Commenting on the novel Codgerspace, by a competent and well-known author whose initials you might recognize: "Caution: In Codgerspace ADF attempts ethnic humor; he's not very good at it."
On the more or less cyberpunk Psychodrome novel, " uses consciously 'the dangerous female' motif. " (I.e., the femme fatale — but we tried to stick to English.)

       On an (otherwise) excellent book from 1963, which became an important movie: " "(CAUTION: Readers who like their prose lean may find long stretches of OBS too ornate for their tastes.) "
Well, etc., especially in Clockworks 2: The Wiki, where I've upped the volume with caps for CAUTIONs (and one TEXTUAL WARNING so far) and have included cautioning people that they might be dealing with a book written in High Theory, so they might want to allow plenty of time to get through it, plus exercise time to work off anger if you are like me and react poorly, though strongly, to jargon and opacity.

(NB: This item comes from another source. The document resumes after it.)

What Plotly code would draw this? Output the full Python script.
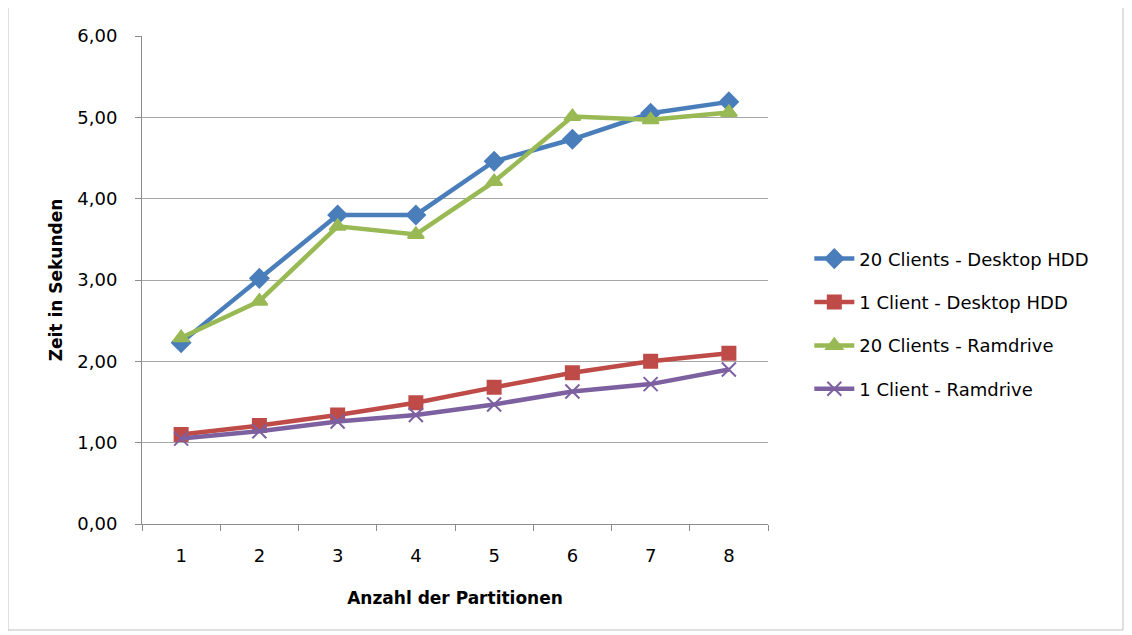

      The truly serious warnings in the Clockworks series primarily involve the US Bill of Rights, which is violated casually and frequently in a number of works, especially with Search and Seizure — Warrants are for wimps! — and violence against suspects. In a mutually reinforcing feedback loop with real world violations, such motifs are as dangerous as any scene that might cause a post-traumatic stress reaction and far more dangerous than scenes that might make readers, viewers, and/or auditors merely uncomfortable.